Posted by: Windhorse on December 31, 2006 at 10:57 PM | PERMALINK

2006 was the year i largely stopped commenting at kevin's place because the degree of idiocy from the right-wing regulars just became too much to look at on a regular basis, but every now and then i stop in.

and it's nice to know that the objective historian is still a complete mindless buffoon who prattles on endlessly about nothing, and it's heartening to discover new morons like hold the mayo who think there's a "threat" in iraq that has something to do with us.

in a changing world, the consistent stupidity of right-wingers has a reassuring quality....

Posted by: howard on December 31, 2006 at 11:08 PM | PERMALINK

Can I say something I know I'm not supposed to say?

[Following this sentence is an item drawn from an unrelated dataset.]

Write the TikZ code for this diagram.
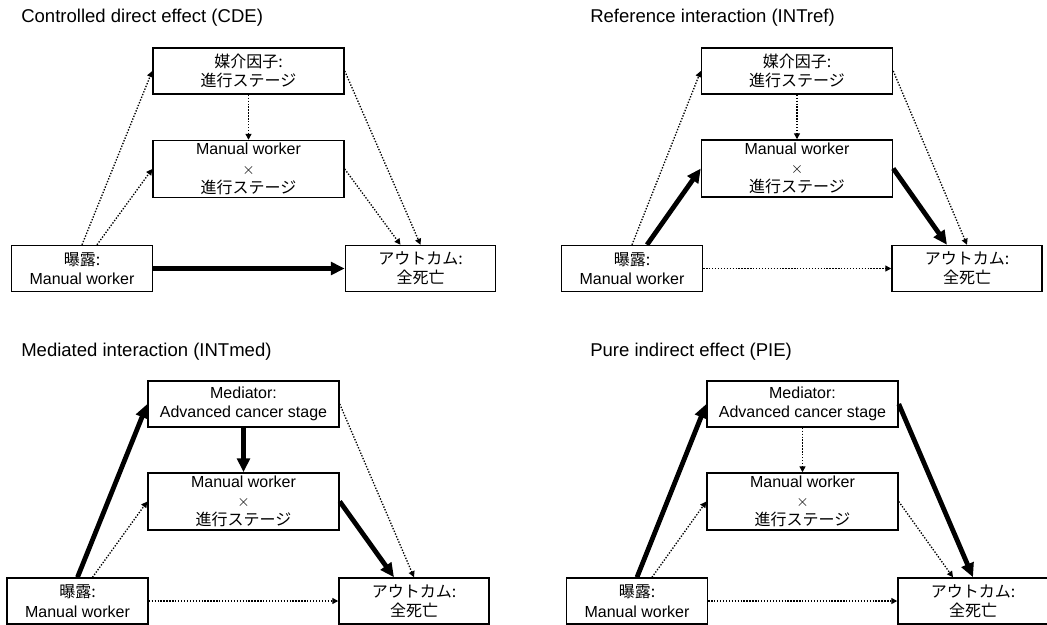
\documentclass[tikz,border=0pt]{standalone}
\usepackage{fontspec}
\setmainfont{Liberation Sans}
\newfontfamily\jp{Noto Sans CJK JP}
\usepackage{tikz}
\usetikzlibrary{arrows.meta}

\tikzset{
  box/.style={draw, line width=1.1pt, align=center, inner sep=0pt,
    font=\fontsize{12}{14.5}\selectfont},
  medbox/.style={box, minimum width=143.25pt, minimum height=34.5pt},
  intbox/.style={box, minimum width=143.25pt, minimum height=42.75pt},
  expbox/.style={box, minimum width=105.75pt, minimum height=34.5pt},
  outbox/.style={box, minimum width=112.5pt, minimum height=34.5pt},
  title/.style={anchor=west, inner sep=0pt, font=\fontsize{13.9}{16}\selectfont},
  weak/.style={-{Triangle[length=4.5pt,width=4.5pt]}, line width=1pt,
    dash pattern=on 1pt off 1.2pt},
  strong/.style={-{Triangle[length=10.5pt,width=9.5pt]}, line width=3.6pt}
}

\begin{document}
\begin{tikzpicture}[x=0.75pt,y=-0.75pt]
\useasboundingbox (0,0) rectangle (1047,625);
\node[title] (t1) at (21,18) {Controlled direct effect (CDE)};
\node[medbox] (med1) at (248.5,71) {{\jp 媒介因子:}\\{\jp 進行ステージ}};
\node[intbox] (int1) at (248.5,169) {Manual worker\\$\times$\\{\jp 進行ステージ}};
\node[expbox] (exp1) at (82,268.5) {{\jp 曝露:}\\Manual worker};
\node[outbox] (out1) at (420.5,268.5) {{\jp アウトカム:}\\{\jp 全死亡}};
\draw[weak] (exp1.north) -- (med1.west);
\draw[weak] ([xshift=11.25pt]exp1.north) -- (int1.west);
\draw[weak] (med1.south) -- (int1.north);
\draw[weak] (int1.east) -- ([xshift=-15pt]out1.north);
\draw[weak] (med1.east) -- (out1.north);
\draw[strong] (exp1.east) -- (out1.west);

\node[title] (t2) at (590,18) {Reference interaction (INTref)};
\node[medbox] (med2) at (797,71) {{\jp 媒介因子:}\\{\jp 進行ステージ}};
\node[intbox] (int2) at (797,168.5) {Manual worker\\$\times$\\{\jp 進行ステージ}};
\node[expbox] (exp2) at (632,268.5) {{\jp 曝露:}\\Manual worker};
\node[outbox] (out2) at (967,268.5) {{\jp アウトカム:}\\{\jp 全死亡}};
\draw[weak] (exp2.north) -- (med2.west);
\draw[strong] ([xshift=11.25pt]exp2.north) -- (int2.west);
\draw[weak] (med2.south) -- (int2.north);
\draw[strong] (int2.east) -- ([xshift=-15pt]out2.north);
\draw[weak] (med2.east) -- (out2.north);
\draw[weak] (exp2.east) -- (out2.west);

\node[title] (t3) at (21,352) {Mediated interaction (INTmed)};
\node[medbox] (med3) at (243.5,404) {Mediator:\\Advanced cancer stage};
\node[intbox] (int3) at (243.5,501.5) {Manual worker\\$\times$\\{\jp 進行ステージ}};
\node[expbox] (exp3) at (77.5,601) {{\jp 曝露:}\\Manual worker};
\node[outbox] (out3) at (414,601) {{\jp アウトカム:}\\{\jp 全死亡}};
\draw[strong] (exp3.north) -- (med3.west);
\draw[weak] ([xshift=11.25pt]exp3.north) -- (int3.west);
\draw[strong] (med3.south) -- (int3.north);
\draw[strong] (int3.east) -- ([xshift=-15pt]out3.north);
\draw[weak] (med3.east) -- (out3.north);
\draw[weak] (exp3.east) -- (out3.west);

\node[title] (t4) at (590,352) {Pure indirect effect (PIE)};
\node[medbox] (med4) at (802.5,404) {Mediator:\\Advanced cancer stage};
\node[intbox] (int4) at (802.5,501.5) {Manual worker\\$\times$\\{\jp 進行ステージ}};
\node[expbox] (exp4) at (637,601) {{\jp 曝露:}\\Manual worker};
\node[outbox] (out4) at (973,601) {{\jp アウトカム:}\\{\jp 全死亡}};
\draw[strong] (exp4.north) -- (med4.west);
\draw[weak] ([xshift=11.25pt]exp4.north) -- (int4.west);
\draw[weak] (med4.south) -- (int4.north);
\draw[weak] (int4.east) -- ([xshift=-15pt]out4.north);
\draw[strong] (med4.east) -- (out4.north);
\draw[weak] (exp4.east) -- (out4.west);
\end{tikzpicture}
\end{document}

Wasn't Saddam's comportment and behavior at his execution pretty remarkable, exhibiting a bravery and defiance in the face of death extraordinary in a person of any age, but particularly in a 69 year old man?

I have no particular larger moral to draw from this. But the fact itself is pretty impressive. Whatever else may be true of Saddam, one can see he was far out of the common run.

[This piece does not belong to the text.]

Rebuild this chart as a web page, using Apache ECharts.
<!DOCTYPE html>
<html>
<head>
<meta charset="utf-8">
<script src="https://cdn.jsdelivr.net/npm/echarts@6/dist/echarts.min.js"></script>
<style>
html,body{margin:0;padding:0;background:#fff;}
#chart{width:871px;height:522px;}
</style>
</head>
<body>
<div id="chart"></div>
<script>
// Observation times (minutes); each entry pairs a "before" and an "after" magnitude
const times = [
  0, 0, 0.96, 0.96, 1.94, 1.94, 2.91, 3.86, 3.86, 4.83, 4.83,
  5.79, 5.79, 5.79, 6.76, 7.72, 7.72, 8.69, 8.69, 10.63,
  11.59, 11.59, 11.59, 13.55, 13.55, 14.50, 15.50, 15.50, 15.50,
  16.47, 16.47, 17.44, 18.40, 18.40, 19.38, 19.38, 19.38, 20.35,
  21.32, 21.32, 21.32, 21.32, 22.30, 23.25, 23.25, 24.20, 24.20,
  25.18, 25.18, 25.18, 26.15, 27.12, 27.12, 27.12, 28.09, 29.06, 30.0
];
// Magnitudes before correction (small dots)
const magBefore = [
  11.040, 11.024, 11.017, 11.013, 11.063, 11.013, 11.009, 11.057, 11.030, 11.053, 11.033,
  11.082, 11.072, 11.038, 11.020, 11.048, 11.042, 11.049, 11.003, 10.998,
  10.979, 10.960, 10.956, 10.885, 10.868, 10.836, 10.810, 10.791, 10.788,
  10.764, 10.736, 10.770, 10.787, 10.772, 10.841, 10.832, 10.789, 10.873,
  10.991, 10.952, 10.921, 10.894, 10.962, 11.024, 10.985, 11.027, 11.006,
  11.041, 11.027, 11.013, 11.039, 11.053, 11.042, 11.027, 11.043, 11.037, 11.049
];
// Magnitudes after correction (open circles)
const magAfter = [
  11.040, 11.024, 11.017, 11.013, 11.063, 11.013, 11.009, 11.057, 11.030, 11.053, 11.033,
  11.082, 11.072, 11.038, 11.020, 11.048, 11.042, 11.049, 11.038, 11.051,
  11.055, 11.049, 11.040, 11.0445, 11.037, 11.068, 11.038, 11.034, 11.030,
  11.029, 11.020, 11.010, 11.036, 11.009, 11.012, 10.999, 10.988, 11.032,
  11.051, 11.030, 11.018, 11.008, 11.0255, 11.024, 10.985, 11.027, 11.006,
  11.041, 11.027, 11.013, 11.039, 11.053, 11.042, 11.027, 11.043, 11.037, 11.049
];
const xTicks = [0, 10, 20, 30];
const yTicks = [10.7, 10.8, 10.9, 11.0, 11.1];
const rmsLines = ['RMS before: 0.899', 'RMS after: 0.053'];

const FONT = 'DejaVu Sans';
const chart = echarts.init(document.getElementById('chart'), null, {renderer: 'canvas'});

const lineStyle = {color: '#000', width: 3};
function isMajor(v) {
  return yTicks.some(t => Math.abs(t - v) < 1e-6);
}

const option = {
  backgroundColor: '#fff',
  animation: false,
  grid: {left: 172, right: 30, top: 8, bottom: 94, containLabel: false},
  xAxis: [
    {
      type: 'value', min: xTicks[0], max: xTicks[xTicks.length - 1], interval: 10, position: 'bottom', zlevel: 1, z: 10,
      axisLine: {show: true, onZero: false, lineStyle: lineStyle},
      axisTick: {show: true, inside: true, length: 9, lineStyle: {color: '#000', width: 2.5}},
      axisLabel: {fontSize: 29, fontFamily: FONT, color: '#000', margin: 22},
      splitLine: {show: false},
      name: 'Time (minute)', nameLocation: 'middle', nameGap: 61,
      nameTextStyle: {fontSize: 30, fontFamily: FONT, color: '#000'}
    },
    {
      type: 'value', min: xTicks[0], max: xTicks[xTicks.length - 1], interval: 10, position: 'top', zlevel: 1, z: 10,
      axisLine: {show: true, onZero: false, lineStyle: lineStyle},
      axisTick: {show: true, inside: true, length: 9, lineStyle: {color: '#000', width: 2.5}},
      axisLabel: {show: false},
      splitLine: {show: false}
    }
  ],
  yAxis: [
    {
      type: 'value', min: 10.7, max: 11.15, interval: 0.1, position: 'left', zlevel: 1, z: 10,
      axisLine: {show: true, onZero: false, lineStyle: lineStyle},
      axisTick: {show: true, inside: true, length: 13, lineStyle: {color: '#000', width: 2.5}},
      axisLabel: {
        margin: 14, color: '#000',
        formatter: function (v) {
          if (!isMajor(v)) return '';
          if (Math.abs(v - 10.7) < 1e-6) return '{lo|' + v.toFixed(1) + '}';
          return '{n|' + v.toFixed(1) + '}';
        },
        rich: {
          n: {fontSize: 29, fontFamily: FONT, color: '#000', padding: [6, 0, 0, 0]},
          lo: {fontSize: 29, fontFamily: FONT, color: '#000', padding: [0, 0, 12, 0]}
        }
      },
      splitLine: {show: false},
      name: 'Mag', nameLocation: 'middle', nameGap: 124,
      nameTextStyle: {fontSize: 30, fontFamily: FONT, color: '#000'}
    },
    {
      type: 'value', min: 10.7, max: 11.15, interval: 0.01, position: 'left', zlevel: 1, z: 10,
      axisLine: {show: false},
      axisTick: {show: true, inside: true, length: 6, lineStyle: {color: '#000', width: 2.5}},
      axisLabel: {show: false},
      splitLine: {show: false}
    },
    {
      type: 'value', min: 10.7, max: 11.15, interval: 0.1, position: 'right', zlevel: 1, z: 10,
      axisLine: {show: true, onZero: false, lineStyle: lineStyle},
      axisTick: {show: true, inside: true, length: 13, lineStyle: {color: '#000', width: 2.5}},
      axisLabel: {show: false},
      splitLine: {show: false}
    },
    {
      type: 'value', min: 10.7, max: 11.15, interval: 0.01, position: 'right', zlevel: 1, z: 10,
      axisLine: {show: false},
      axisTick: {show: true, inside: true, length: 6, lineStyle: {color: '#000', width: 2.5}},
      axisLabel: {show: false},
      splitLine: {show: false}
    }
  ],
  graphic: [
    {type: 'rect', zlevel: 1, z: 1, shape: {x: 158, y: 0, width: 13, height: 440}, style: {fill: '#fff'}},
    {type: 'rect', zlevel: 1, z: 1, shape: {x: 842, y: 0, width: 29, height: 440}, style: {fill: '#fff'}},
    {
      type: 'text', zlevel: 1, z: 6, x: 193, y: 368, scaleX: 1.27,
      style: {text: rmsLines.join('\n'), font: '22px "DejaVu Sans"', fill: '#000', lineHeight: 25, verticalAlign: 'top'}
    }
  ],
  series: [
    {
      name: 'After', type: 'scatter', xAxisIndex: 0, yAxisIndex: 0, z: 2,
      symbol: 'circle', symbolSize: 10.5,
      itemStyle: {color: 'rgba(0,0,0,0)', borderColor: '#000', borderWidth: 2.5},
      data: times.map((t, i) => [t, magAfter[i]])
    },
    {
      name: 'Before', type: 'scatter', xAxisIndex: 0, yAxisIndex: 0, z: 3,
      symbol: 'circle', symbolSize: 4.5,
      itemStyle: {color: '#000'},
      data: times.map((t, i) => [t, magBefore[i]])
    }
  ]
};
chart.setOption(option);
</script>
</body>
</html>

Posted by: frankly0 on December 31, 2006 at 11:27 PM | PERMALINK

Amazing we killed so many insurgents we killed and they just keep coming back like heads of a hydra. How about some objective talk about how many insurgents we've created from this stupid way and how many people have decided to go with the jihadis because we continue to support brutal dictators like the Sauds as long as we like them

Posted by: pioneer10 on December 31, 2006 at 11:29 PM | PERMALINK

In other news, the Russian foreign ministry is giving us a talking to:

"Instead of so much needed national reconciliation and concord, the Iraqi people are facing a new wave of fratricide and numerous casualties," Mikhail Kamynin said in a statement.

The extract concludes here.